● **DIRECTIONS**: Return the listing below in full, with every line exactly as it is.

● **GIVEN DATA**:
┌──

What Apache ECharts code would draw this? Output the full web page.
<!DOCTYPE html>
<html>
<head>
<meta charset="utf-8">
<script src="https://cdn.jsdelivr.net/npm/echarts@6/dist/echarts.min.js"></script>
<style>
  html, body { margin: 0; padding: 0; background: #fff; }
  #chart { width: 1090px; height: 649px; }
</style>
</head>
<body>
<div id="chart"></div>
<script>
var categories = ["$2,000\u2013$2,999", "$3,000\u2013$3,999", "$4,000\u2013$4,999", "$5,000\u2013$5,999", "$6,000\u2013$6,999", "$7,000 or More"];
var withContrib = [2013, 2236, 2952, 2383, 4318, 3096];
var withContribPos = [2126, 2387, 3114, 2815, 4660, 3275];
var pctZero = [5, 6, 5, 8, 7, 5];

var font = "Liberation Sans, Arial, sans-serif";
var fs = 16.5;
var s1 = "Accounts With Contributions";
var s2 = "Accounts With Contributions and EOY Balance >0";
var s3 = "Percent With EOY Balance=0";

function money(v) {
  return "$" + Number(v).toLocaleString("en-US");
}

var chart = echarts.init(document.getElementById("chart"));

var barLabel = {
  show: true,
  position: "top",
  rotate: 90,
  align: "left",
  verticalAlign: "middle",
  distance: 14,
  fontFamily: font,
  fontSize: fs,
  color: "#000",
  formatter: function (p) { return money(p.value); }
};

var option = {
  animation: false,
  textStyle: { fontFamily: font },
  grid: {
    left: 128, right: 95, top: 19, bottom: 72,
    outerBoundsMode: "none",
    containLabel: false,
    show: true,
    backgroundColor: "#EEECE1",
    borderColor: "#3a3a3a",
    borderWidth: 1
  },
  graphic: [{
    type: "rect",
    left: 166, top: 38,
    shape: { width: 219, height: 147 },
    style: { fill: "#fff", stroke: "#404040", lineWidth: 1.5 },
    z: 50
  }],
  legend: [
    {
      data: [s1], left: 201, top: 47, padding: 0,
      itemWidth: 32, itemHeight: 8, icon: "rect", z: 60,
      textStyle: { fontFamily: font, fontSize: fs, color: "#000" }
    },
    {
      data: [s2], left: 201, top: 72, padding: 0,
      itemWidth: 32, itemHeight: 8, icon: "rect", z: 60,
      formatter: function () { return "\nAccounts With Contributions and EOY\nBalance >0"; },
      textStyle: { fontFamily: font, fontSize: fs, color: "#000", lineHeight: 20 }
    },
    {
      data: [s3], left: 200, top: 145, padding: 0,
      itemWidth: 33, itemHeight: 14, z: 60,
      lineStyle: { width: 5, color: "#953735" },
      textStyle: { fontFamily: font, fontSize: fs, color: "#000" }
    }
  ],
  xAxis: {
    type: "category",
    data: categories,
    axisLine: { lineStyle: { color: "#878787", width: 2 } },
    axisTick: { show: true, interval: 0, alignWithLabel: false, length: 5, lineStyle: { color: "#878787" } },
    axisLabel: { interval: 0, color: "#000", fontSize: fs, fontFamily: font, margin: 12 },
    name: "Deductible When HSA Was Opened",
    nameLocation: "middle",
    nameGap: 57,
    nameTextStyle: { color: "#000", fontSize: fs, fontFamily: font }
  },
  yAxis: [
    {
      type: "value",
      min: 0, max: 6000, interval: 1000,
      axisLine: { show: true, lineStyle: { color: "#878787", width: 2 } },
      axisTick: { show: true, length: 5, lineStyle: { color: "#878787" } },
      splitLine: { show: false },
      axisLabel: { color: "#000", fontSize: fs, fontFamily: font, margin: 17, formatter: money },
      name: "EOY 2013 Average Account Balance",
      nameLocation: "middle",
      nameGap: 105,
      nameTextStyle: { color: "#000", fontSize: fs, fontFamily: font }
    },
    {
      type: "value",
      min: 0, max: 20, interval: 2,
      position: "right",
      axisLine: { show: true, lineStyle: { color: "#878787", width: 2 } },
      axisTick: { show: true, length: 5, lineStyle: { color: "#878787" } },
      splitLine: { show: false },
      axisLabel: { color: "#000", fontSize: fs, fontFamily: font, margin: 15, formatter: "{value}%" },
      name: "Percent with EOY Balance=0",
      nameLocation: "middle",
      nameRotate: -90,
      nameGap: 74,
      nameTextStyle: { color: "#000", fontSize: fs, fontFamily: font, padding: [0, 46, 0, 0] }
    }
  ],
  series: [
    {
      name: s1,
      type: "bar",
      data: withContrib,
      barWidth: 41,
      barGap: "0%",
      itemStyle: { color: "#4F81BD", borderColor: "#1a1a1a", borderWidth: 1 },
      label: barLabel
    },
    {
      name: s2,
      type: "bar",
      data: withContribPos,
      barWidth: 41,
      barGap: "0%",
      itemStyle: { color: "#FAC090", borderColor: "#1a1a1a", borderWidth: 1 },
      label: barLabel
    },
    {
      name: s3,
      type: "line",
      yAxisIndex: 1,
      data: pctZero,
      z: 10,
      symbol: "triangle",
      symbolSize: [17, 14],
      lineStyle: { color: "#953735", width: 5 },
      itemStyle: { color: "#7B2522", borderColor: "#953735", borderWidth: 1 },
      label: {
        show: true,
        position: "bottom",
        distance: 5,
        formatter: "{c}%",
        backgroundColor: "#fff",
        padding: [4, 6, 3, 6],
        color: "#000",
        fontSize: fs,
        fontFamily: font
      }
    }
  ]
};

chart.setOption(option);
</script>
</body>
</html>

└──

● **WRITTEN RESPONSE**:
What Apache ECharts code would draw this? Output the full web page.
<!DOCTYPE html>
<html>
<head>
<meta charset="utf-8">
<script src="https://cdn.jsdelivr.net/npm/echarts@6/dist/echarts.min.js"></script>
<style>
  html, body { margin: 0; padding: 0; background: #fff; }
  #chart { width: 1090px; height: 649px; }
</style>
</head>
<body>
<div id="chart"></div>
<script>
var categories = ["$2,000\u2013$2,999", "$3,000\u2013$3,999", "$4,000\u2013$4,999", "$5,000\u2013$5,999", "$6,000\u2013$6,999", "$7,000 or More"];
var withContrib = [2013, 2236, 2952, 2383, 4318, 3096];
var withContribPos = [2126, 2387, 3114, 2815, 4660, 3275];
var pctZero = [5, 6, 5, 8, 7, 5];

var font = "Liberation Sans, Arial, sans-serif";
var fs = 16.5;
var s1 = "Accounts With Contributions";
var s2 = "Accounts With Contributions and EOY Balance >0";
var s3 = "Percent With EOY Balance=0";

function money(v) {
  return "$" + Number(v).toLocaleString("en-US");
}

var chart = echarts.init(document.getElementById("chart"));

var barLabel = {
  show: true,
  position: "top",
  rotate: 90,
  align: "left",
  verticalAlign: "middle",
  distance: 14,
  fontFamily: font,
  fontSize: fs,
  color: "#000",
  formatter: function (p) { return money(p.value); }
};

var option = {
  animation: false,
  textStyle: { fontFamily: font },
  grid: {
    left: 128, right: 95, top: 19, bottom: 72,
    outerBoundsMode: "none",
    containLabel: false,
    show: true,
    backgroundColor: "#EEECE1",
    borderColor: "#3a3a3a",
    borderWidth: 1
  },
  graphic: [{
    type: "rect",
    left: 166, top: 38,
    shape: { width: 219, height: 147 },
    style: { fill: "#fff", stroke: "#404040", lineWidth: 1.5 },
    z: 50
  }],
  legend: [
    {
      data: [s1], left: 201, top: 47, padding: 0,
      itemWidth: 32, itemHeight: 8, icon: "rect", z: 60,
      textStyle: { fontFamily: font, fontSize: fs, color: "#000" }
    },
    {
      data: [s2], left: 201, top: 72, padding: 0,
      itemWidth: 32, itemHeight: 8, icon: "rect", z: 60,
      formatter: function () { return "\nAccounts With Contributions and EOY\nBalance >0"; },
      textStyle: { fontFamily: font, fontSize: fs, color: "#000", lineHeight: 20 }
    },
    {
      data: [s3], left: 200, top: 145, padding: 0,
      itemWidth: 33, itemHeight: 14, z: 60,
      lineStyle: { width: 5, color: "#953735" },
      textStyle: { fontFamily: font, fontSize: fs, color: "#000" }
    }
  ],
  xAxis: {
    type: "category",
    data: categories,
    axisLine: { lineStyle: { color: "#878787", width: 2 } },
    axisTick: { show: true, interval: 0, alignWithLabel: false, length: 5, lineStyle: { color: "#878787" } },
    axisLabel: { interval: 0, color: "#000", fontSize: fs, fontFamily: font, margin: 12 },
    name: "Deductible When HSA Was Opened",
    nameLocation: "middle",
    nameGap: 57,
    nameTextStyle: { color: "#000", fontSize: fs, fontFamily: font }
  },
  yAxis: [
    {
      type: "value",
      min: 0, max: 6000, interval: 1000,
      axisLine: { show: true, lineStyle: { color: "#878787", width: 2 } },
      axisTick: { show: true, length: 5, lineStyle: { color: "#878787" } },
      splitLine: { show: false },
      axisLabel: { color: "#000", fontSize: fs, fontFamily: font, margin: 17, formatter: money },
      name: "EOY 2013 Average Account Balance",
      nameLocation: "middle",
      nameGap: 105,
      nameTextStyle: { color: "#000", fontSize: fs, fontFamily: font }
    },
    {
      type: "value",
      min: 0, max: 20, interval: 2,
      position: "right",
      axisLine: { show: true, lineStyle: { color: "#878787", width: 2 } },
      axisTick: { show: true, length: 5, lineStyle: { color: "#878787" } },
      splitLine: { show: false },
      axisLabel: { color: "#000", fontSize: fs, fontFamily: font, margin: 15, formatter: "{value}%" },
      name: "Percent with EOY Balance=0",
      nameLocation: "middle",
      nameRotate: -90,
      nameGap: 74,
      nameTextStyle: { color: "#000", fontSize: fs, fontFamily: font, padding: [0, 46, 0, 0] }
    }
  ],
  series: [
    {
      name: s1,
      type: "bar",
      data: withContrib,
      barWidth: 41,
      barGap: "0%",
      itemStyle: { color: "#4F81BD", borderColor: "#1a1a1a", borderWidth: 1 },
      label: barLabel
    },
    {
      name: s2,
      type: "bar",
      data: withContribPos,
      barWidth: 41,
      barGap: "0%",
      itemStyle: { color: "#FAC090", borderColor: "#1a1a1a", borderWidth: 1 },
      label: barLabel
    },
    {
      name: s3,
      type: "line",
      yAxisIndex: 1,
      data: pctZero,
      z: 10,
      symbol: "triangle",
      symbolSize: [17, 14],
      lineStyle: { color: "#953735", width: 5 },
      itemStyle: { color: "#7B2522", borderColor: "#953735", borderWidth: 1 },
      label: {
        show: true,
        position: "bottom",
        distance: 5,
        formatter: "{c}%",
        backgroundColor: "#fff",
        padding: [4, 6, 3, 6],
        color: "#000",
        fontSize: fs,
        fontFamily: font
      }
    }
  ]
};

chart.setOption(option);
</script>
</body>
</html>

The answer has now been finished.